■ WORK TO COMPLETE
Will you write out the data exactly, excluding every picture?

■ SOURCE MATERIAL

## Start

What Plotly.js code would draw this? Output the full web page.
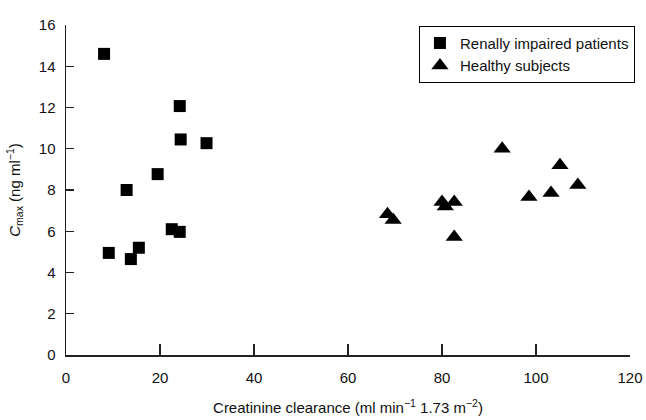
<!DOCTYPE html>
<html><head><meta charset="utf-8">
<script src="https://cdn.plot.ly/plotly-3.0.1.min.js"></script>
<style>body{margin:0;background:#fff}#c{width:646px;height:420px}</style>
</head><body><div id="c"></div>
<script>
const renalX = [8.1, 9.1, 12.9, 13.8, 15.5, 19.5, 22.5, 24.2, 24.2, 24.4, 29.9];
const renalY = [14.6, 4.95, 8.0, 4.65, 5.2, 8.77, 6.1, 5.97, 12.07, 10.45, 10.27];
const healthyX = [92.8, 105.1, 108.9, 103.2, 98.5, 82.6, 80.0, 80.7, 68.4, 69.6, 82.6];
const healthyY = [10.0, 9.2, 8.24, 7.85, 7.66, 7.42, 7.42, 7.2, 6.83, 6.54, 5.72];
const xTicks = [0, 20, 40, 60, 80, 100, 120];
const yTicks = [0, 2, 4, 6, 8, 10, 12, 14, 16];

const font = {family: 'Liberation Sans, Arial, sans-serif', color: '#111', size: 15};
const data = [
  {x: renalX, y: renalY, mode: 'markers', type: 'scatter', name: 'Renally impaired patients',
   marker: {symbol: 'square', size: 12, color: '#000'}},
  {x: healthyX, y: healthyY, mode: 'markers', type: 'scatter', name: 'Healthy subjects',
   marker: {symbol: 'triangle-up', size: 15, color: '#000'}}
];
const layout = {
  width: 646, height: 420,
  margin: {l: 66, r: 15, t: 25, b: 65},
  paper_bgcolor: '#fff', plot_bgcolor: '#fff',
  font: font,
  showlegend: true,
  legend: {x: 1.007, y: 0.998, xanchor: 'right', yanchor: 'top', bordercolor: '#000', borderwidth: 1,
    bgcolor: '#fff', font: {family: font.family, size: 15, color: '#111'}, tracegroupgap: 0, itemwidth: 30},
  xaxis: {range: [0, 120], tickvals: xTicks, ticktext: xTicks.map(String), ticks: 'inside', ticklen: 11,
    tickwidth: 1.2, tickcolor: '#222', showline: true, linecolor: '#222', linewidth: 1.5,
    showgrid: false, zeroline: false, ticklabelstandoff: 8,
    title: {text: 'Creatinine clearance (ml min<sup>−1</sup> 1.73 m<sup>−2</sup>)', standoff: 18,
      font: {family: font.family, size: 15, color: '#111'}}},
  yaxis: {range: [0, 16], tickvals: yTicks, ticktext: yTicks.map(String), ticks: 'inside', ticklen: 8,
    tickwidth: 1.2, tickcolor: '#222', showline: true, linecolor: '#222', linewidth: 1.5,
    showgrid: false, zeroline: false, ticklabelstandoff: 6,
    title: {text: '<i>C</i><sub>max</sub> (ng ml<sup>−1</sup>)', standoff: 14,
      font: {family: font.family, size: 15, color: '#111'}}}
};
Plotly.newPlot('c', data, layout, {staticPlot: true});
</script></body></html>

## End

■ THE RESPONSE
What Plotly.js code would draw this? Output the full web page.
<!DOCTYPE html>
<html><head><meta charset="utf-8">
<script src="https://cdn.plot.ly/plotly-3.0.1.min.js"></script>
<style>body{margin:0;background:#fff}#c{width:646px;height:420px}</style>
</head><body><div id="c"></div>
<script>
const renalX = [8.1, 9.1, 12.9, 13.8, 15.5, 19.5, 22.5, 24.2, 24.2, 24.4, 29.9];
const renalY = [14.6, 4.95, 8.0, 4.65, 5.2, 8.77, 6.1, 5.97, 12.07, 10.45, 10.27];
const healthyX = [92.8, 105.1, 108.9, 103.2, 98.5, 82.6, 80.0, 80.7, 68.4, 69.6, 82.6];
const healthyY = [10.0, 9.2, 8.24, 7.85, 7.66, 7.42, 7.42, 7.2, 6.83, 6.54, 5.72];
const xTicks = [0, 20, 40, 60, 80, 100, 120];
const yTicks = [0, 2, 4, 6, 8, 10, 12, 14, 16];

const font = {family: 'Liberation Sans, Arial, sans-serif', color: '#111', size: 15};
const data = [
  {x: renalX, y: renalY, mode: 'markers', type: 'scatter', name: 'Renally impaired patients',
   marker: {symbol: 'square', size: 12, color: '#000'}},
  {x: healthyX, y: healthyY, mode: 'markers', type: 'scatter', name: 'Healthy subjects',
   marker: {symbol: 'triangle-up', size: 15, color: '#000'}}
];
const layout = {
  width: 646, height: 420,
  margin: {l: 66, r: 15, t: 25, b: 65},
  paper_bgcolor: '#fff', plot_bgcolor: '#fff',
  font: font,
  showlegend: true,
  legend: {x: 1.007, y: 0.998, xanchor: 'right', yanchor: 'top', bordercolor: '#000', borderwidth: 1,
    bgcolor: '#fff', font: {family: font.family, size: 15, color: '#111'}, tracegroupgap: 0, itemwidth: 30},
  xaxis: {range: [0, 120], tickvals: xTicks, ticktext: xTicks.map(String), ticks: 'inside', ticklen: 11,
    tickwidth: 1.2, tickcolor: '#222', showline: true, linecolor: '#222', linewidth: 1.5,
    showgrid: false, zeroline: false, ticklabelstandoff: 8,
    title: {text: 'Creatinine clearance (ml min<sup>−1</sup> 1.73 m<sup>−2</sup>)', standoff: 18,
      font: {family: font.family, size: 15, color: '#111'}}},
  yaxis: {range: [0, 16], tickvals: yTicks, ticktext: yTicks.map(String), ticks: 'inside', ticklen: 8,
    tickwidth: 1.2, tickcolor: '#222', showline: true, linecolor: '#222', linewidth: 1.5,
    showgrid: false, zeroline: false, ticklabelstandoff: 6,
    title: {text: '<i>C</i><sub>max</sub> (ng ml<sup>−1</sup>)', standoff: 14,
      font: {family: font.family, size: 15, color: '#111'}}}
};
Plotly.newPlot('c', data, layout, {staticPlot: true});
</script></body></html>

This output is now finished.